Simulations were performed on the system of homogalacturonan chains in water solutions. The simulation consisted of 100,000 beads with 7,560 being galacturonic acid molecules, all with a protonated carboxyl group (GalA). This corresponded to a 0.3 mol concentration of galacturonic acid in water. Homogalacturonan chains with uniform lengths equal to 35 units of GalA, were initially randomly generated in a 231 × 231 × 231 Å simulation box. The simulated box contained 216 homogalacturonan chains in total.

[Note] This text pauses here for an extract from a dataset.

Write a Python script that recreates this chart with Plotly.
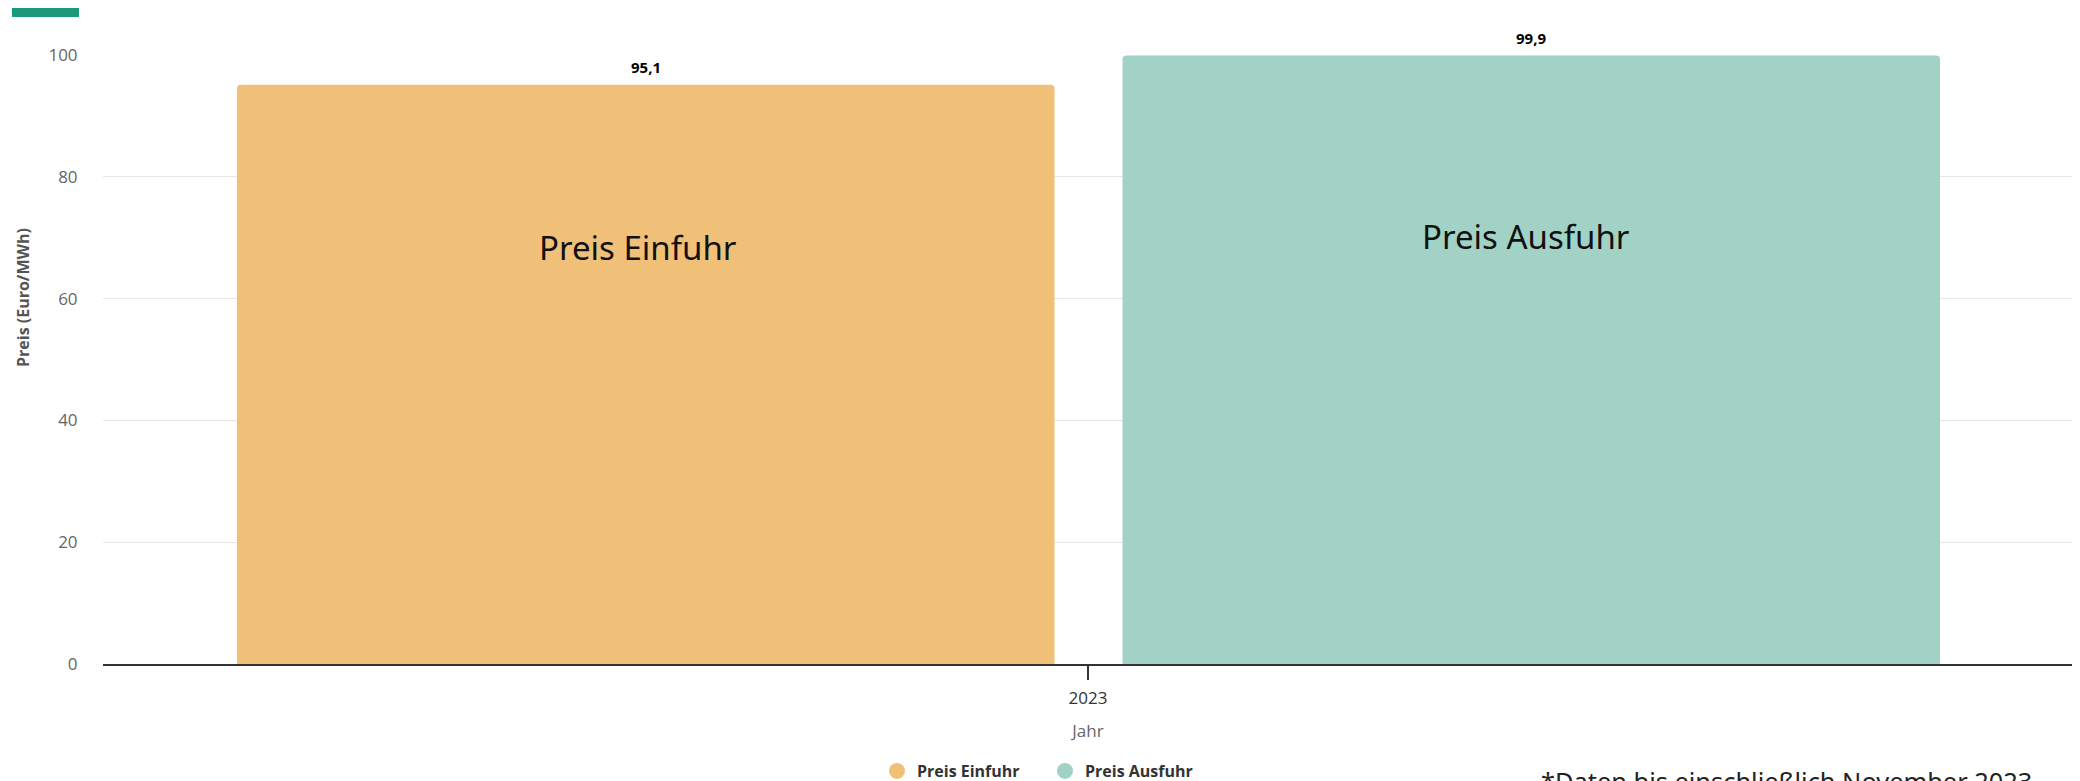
import plotly.graph_objects as go

# ---- data ----
years = ["2023"]
series_names = ["Preis Einfuhr", "Preis Ausfuhr"]
preis_einfuhr = [95.1]
preis_ausfuhr = [99.9]
y_tick_values = [0, 20, 40, 60, 80, 100]
y_title = "Preis (Euro/MWh)"
x_title = "Jahr"
footnote = "*Daten bis einschließlich November 2023"

# ---- styles / layout (page pixel positions, body margin of 8px compensated) ----
OFF = 8
W, H = 2080, 781
colors = ["#F0C078", "#A2D2C6"]
bar_width = 0.415
bar_offsets = [-0.432, 0.0175]
inner_label_shift = [-163, -181]
inner_label_xshift = [-8, -5]
plot_left, plot_right, plot_top, plot_bottom = 103, 2073, 55, 664  # page px
ml = plot_left - OFF
mt = plot_top - OFF
mr = W - (plot_right - OFF)
mb = H - (plot_bottom - OFF)
plot_w = plot_right - plot_left
plot_h = plot_bottom - plot_top

def px_x(p):
    return (p - plot_left) / plot_w

def px_y(p):
    return (plot_bottom - p) / plot_h

fig = go.Figure()
annotations = []
for name, vals, col, off, shift, xs in zip(series_names, [preis_einfuhr, preis_ausfuhr],
                                           colors, bar_offsets, inner_label_shift,
                                           inner_label_xshift):
    fig.add_trace(go.Bar(
        x=years, y=vals, name=name, width=bar_width, offset=off,
        marker=dict(color=col, cornerradius=4, line=dict(width=0)),
        showlegend=False,
    ))
    fig.add_trace(go.Scatter(
        x=[None], y=[None], mode="markers", name=name,
        marker=dict(symbol="circle", size=17, color=col),
    ))
    for v in vals:
        xc = off + bar_width / 2
        annotations.append(dict(
            x=xc, y=v, xref="x", yref="y", yshift=18, showarrow=False,
            text=f"{v:.1f}".replace(".", ","),
            font=dict(family="Open Sans", size=15, color="#000000", weight="bold"),
        ))
        annotations.append(dict(
            x=xc, y=v, xref="x", yref="y", yshift=shift, xshift=xs, showarrow=False,
            text=name, font=dict(family="Noto Sans", size=33, color="#111111"),
        ))

annotations.append(dict(
    x=px_x(23), y=px_y(298), xref="paper", yref="paper", showarrow=False,
    xanchor="center", yanchor="middle",
    text=y_title, textangle=-90,
    font=dict(family="Open Sans", size=16, color="#555555", weight="bold"),
))
annotations.append(dict(
    x=px_x(1786), y=px_y(762), xref="paper", yref="paper", showarrow=False,
    xanchor="center", yanchor="top", text=footnote,
    font=dict(family="Noto Sans", size=25.4, color="#222222"),
))

fig.update_layout(
    width=W, height=H,
    margin=dict(l=ml, r=mr, t=mt, b=mb, autoexpand=False),
    paper_bgcolor="white", plot_bgcolor="white",
    barmode="overlay",
    annotations=annotations,
    shapes=[dict(type="rect", xref="paper", yref="paper",
                 x0=px_x(12), x1=px_x(79), y0=px_y(17), y1=px_y(7),
                 fillcolor="#1A9A7A", line=dict(width=0))],
    legend=dict(
        orientation="h", xref="container", yref="container",
        x=(1045 - OFF) / W, xanchor="center", y=(H - (771 - OFF)) / H, yanchor="middle",
        entrywidth=123, entrywidthmode="pixels",
        font=dict(family="Open Sans", size=16, color="#333333", weight="bold"),
        itemclick=False,
    ),
    xaxis=dict(
        type="category", range=[-0.5, 0.5], fixedrange=True,
        showline=True, linecolor="#333333", linewidth=1.5,
        ticks="outside", ticklen=14, tickcolor="#333333", tickwidth=1.5,
        ticklabelstandoff=4,
        tickfont=dict(family="Open Sans", size=17, color="#333333"),
        title=dict(text=x_title, font=dict(family="Open Sans", size=17, color="#666666"), standoff=17),
        showgrid=False,
    ),
    yaxis=dict(
        range=[0, 100], tickvals=y_tick_values, zeroline=False,
        showgrid=True, gridcolor="#e6e6e6", gridwidth=1,
        ticks="outside", ticklen=21, tickcolor="rgba(0,0,0,0)",
        tickfont=dict(family="Open Sans", size=17, color="#666666"),
        showline=False,
    ),
)

fig.write_html("out.html")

The system was equilibrated for 1 680 000 steps which was equal to 40 ns of simulation time. Figure 9 shows three snapshots from the conducted simulation. The resulting DPD trajectories showed that randomly dispersed homogalacturonan chains showed a tendency to aggregate into highly organized 3D structures. The final structure resembled a three-dimensional network created by tightly associated homogalacturonan chains organized into thick fibres. The ability of pectic polysaccharides to form structural networks was reported by other researchers, who indicated the hydrogen bonding of carboxyl groups as a possible self-aggregation mechanism18,56. Previous studies also showed that the homogalacturonan-rich fraction of pectin extracted from fresh fruits and vegetables such as carrot, apple or pear, form a regular interlinked network when they dry out on mica23,58,59. It should be noted that atomic force microscopy studies were limited to 2D observations and that the simulated system was still smaller than the structures observed using AFM. Other studies demonstrated that the homogalacturonan rich fraction of pectin has unique thixotropic rheological properties18,60,61. Thixotropy arises from the structural decomposition and regeneration of polymeric particles as a function of time. The formation of three-dimensional networks similar to those reported in this study may play an essential role in the thixotropic properties shown by pectic polysaccharides rich in homogalacturonan chains.

## Conclusions

In this study a new method for the parametrization of the DPD force field was demonstrated with the example of basic pectic polysaccharide–homogalacturonan. Parametrization relied on the extraction of atomistic parameters from molecular dynamics using a proposed molecule aggregation algorithm based on an iterative nearest neighbour search. Moreover, a new approach to a time-scale calibration scheme based on matching the average velocities of particles was presented. The study demonstrated the successful application of the proposed parametrization method which enabled the reproduction of the shapes of radial distribution functions, particle velocities and diffusivity of an atomistic molecular dynamics model using a dissipative particle dynamics force field. The DPD force field was able to reproduce the essential structural features of homogalacturonan molecular chains by means of distance and angular bond characteristics, which closely matched the MD results. Firstly, the fully parametrized coarse-grained DPD model of homogalacturonan chains in a water solution was presented. The force field parameters indicated the possibility of the self-aggregation of galacturonic acid molecules via the hydrogen bonding of carboxyl groups. Further simulations confirmed these suppositions providing the first insights into the three-dimensional structures created by large assemblies of homogalacturonan in water solutions. The initial simulations will be followed by a more extensive exploration of the obtained force field. The presented parameterized model of homogalacturonan will become a promising tool in simulating the effects of chain lengths, galacturonic acid concentrations and different protonation patterns of carboxyl groups with a self-assembly mechanism.